White’s subjects, the mobile contraptions built by un-homed people, gain historical grounding though her reference to the folds of cloth and bindings found in artworks by the old masters. Tarps, blankets and tents become togas, robes and table covers and the people, mostly unseen, transform into modern day penitents on an endless pilgrimage. Yet, there are no stations of the cross, streets or hostels along the way to give meaning or shelter to their quest.
White’s capacity to see the present through the past and thereby reveal a flattening in time between a person’s housed before and un-homed now insists we simultaneously consider multiple concepts: Dignity, loss, ingenuity, despair, fate and favor, fucked and not yet fucked. That we look squarely at the brilliant colors and lush wrinkles of our uneven but collective collapse."
Tracy Wheeler, curator
January 2020
An Invitation to Mercy @ Bane Gallery
Alison Allstrom, Curator
San Francisco is a port city, and has been a boom town many times over. But San Francisco functions best as a playground of art, music, poetry, and spectacle. Just ask the bay Area Figuratives, the Beats and the hippies, Survival Research Laboratories. These groups made San Francisco their art-fantasy playground. Everyone knew each other and they came out for each others' shows and art.
But any movement, if enduring, produces its own outsiders. In the San Francisco of the1990's, while muralists and graffiti artists were kicking off the Mission School, Alison Alstrom, Rommel Romo and Deirdre White were smoking distorted figurative realism behind the gym. Rommel painted the iconic, oversized, oppressive chihuahuas that judged our excesses or steered colossally poor decisions while we did what we did in our favorite bar. Deirdre painted raw meat and honed her quiet subversive genius in academia, reaching a kind of pinnacle in reverse rebellion. While a fixture on the fringes, making drinks and selling books to up and coming art stars, Alison practiced painting in her bathrobe, in a tiny in-law apartment out where the 280 cuts across the southern tip of the city, rendering everything below it "excelsior."

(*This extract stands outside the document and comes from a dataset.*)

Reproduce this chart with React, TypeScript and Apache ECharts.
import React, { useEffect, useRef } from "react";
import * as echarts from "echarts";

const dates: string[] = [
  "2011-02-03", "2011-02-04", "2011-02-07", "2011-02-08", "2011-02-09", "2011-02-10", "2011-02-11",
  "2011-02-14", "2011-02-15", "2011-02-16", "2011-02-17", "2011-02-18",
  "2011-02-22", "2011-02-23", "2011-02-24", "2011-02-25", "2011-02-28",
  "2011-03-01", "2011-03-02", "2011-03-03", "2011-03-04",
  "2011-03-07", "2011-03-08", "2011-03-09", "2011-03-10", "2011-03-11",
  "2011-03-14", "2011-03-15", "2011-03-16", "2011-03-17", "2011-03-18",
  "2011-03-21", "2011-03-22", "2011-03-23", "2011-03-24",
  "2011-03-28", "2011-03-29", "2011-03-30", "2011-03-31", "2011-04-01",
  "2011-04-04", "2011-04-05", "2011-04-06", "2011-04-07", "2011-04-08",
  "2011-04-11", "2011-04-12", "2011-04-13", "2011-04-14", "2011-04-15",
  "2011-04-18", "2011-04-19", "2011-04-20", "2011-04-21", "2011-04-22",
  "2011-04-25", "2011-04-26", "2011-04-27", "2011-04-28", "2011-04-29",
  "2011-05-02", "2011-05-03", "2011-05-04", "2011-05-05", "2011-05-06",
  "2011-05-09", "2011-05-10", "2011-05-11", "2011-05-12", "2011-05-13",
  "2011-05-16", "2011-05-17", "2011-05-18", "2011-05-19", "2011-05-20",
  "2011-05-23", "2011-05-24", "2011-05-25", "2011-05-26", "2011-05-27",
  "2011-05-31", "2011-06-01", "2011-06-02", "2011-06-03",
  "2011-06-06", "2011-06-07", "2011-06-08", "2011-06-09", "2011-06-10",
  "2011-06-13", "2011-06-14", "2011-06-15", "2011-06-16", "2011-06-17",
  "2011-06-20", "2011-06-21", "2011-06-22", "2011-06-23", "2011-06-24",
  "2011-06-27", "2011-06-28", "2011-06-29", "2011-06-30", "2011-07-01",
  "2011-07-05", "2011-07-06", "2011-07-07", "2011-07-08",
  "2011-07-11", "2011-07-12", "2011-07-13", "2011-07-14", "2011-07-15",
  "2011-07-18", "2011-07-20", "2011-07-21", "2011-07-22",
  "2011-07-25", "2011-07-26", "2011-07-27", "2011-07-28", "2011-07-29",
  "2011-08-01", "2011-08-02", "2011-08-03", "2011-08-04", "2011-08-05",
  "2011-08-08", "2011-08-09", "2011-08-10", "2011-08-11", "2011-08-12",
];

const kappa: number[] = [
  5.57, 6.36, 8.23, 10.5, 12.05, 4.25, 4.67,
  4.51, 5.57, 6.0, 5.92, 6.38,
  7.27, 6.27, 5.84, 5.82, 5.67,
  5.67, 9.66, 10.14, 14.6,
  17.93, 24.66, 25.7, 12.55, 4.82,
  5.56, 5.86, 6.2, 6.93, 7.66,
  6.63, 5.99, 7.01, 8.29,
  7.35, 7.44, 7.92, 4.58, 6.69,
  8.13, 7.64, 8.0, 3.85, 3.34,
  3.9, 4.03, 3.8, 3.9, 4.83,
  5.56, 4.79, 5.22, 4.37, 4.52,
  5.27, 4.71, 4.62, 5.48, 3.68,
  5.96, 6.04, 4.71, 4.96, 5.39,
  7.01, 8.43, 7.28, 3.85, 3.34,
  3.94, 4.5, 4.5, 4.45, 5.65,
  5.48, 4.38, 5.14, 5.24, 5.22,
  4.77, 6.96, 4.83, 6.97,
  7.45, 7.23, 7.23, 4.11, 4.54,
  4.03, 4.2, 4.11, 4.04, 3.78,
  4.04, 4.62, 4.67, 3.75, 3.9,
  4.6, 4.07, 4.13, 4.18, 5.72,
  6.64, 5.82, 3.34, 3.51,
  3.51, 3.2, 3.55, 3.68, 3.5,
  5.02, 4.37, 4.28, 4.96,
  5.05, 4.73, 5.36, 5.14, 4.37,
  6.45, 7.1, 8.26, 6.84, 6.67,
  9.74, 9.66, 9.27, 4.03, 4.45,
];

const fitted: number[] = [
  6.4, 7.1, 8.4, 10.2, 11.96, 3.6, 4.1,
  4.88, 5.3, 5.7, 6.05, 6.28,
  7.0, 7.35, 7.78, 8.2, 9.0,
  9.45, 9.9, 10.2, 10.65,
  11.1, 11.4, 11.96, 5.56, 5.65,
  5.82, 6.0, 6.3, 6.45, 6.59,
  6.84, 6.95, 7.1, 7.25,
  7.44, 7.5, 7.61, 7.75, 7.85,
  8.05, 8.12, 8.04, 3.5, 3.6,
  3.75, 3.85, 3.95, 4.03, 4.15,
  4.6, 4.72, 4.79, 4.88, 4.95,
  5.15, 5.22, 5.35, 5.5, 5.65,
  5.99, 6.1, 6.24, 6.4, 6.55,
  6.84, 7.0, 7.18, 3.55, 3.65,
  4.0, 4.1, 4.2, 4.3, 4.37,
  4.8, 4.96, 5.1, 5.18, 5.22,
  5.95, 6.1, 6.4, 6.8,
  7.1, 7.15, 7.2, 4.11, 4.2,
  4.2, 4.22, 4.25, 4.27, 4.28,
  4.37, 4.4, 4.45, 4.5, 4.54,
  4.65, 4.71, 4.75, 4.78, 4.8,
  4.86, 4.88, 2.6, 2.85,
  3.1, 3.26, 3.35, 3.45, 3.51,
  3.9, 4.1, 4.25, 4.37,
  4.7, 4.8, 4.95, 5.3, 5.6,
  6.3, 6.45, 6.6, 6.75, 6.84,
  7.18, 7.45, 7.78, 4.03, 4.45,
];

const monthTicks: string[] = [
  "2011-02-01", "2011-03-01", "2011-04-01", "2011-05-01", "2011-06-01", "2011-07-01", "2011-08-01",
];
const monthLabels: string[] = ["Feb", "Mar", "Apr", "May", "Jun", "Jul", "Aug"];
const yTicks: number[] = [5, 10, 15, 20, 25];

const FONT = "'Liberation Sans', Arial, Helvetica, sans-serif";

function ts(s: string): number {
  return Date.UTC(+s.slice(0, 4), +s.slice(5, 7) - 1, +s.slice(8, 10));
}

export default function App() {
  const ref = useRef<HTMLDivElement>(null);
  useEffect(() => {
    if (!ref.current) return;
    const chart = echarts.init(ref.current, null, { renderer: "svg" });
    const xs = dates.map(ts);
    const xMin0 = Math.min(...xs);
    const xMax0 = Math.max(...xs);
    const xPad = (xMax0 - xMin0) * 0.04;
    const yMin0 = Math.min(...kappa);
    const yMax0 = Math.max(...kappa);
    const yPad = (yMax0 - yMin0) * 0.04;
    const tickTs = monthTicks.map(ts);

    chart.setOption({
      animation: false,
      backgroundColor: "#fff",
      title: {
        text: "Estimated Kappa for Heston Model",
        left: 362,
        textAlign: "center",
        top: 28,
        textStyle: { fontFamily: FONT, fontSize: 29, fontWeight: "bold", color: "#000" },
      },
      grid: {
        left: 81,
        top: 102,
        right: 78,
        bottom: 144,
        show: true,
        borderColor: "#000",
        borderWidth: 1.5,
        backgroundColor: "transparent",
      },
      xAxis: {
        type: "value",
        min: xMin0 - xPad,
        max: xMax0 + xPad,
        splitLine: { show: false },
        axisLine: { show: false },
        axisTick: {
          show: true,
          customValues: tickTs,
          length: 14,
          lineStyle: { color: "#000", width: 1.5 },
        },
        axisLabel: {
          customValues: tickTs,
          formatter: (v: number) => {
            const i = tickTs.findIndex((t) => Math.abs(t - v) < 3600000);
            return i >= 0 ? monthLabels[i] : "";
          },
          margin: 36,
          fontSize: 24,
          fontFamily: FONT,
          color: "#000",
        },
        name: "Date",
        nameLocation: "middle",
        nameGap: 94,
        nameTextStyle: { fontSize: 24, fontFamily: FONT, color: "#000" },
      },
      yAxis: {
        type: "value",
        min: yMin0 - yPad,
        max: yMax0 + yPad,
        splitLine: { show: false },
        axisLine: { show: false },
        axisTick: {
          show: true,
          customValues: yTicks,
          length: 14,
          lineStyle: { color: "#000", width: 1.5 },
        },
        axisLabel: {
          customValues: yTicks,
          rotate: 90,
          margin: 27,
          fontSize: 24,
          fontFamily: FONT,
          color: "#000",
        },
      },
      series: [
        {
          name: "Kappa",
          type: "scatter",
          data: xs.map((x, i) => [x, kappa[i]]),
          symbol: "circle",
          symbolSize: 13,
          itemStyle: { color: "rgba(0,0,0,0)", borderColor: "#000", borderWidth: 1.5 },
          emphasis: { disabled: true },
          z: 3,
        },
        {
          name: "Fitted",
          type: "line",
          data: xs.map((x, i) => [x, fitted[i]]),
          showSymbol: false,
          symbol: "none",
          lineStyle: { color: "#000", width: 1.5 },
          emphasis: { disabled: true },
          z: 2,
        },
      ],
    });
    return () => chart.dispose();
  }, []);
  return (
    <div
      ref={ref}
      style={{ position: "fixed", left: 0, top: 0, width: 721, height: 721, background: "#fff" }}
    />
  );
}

In 2024, Alison Alstrom has curated a group show with her new work in oils along with two other Mission District artists she's admired for decades. All three are visceral painters who appreciate a sensual and demanding medium that seems to have a life of its own. All three reveal everyday contradictions that alternately evoke despair or delight. Their work is dramatic and revelatory, asking you to look closely, and then look again, to find something surprising or familiar in a bird's ribcage, a freeway overpass, the gaze of a Mexican street dog.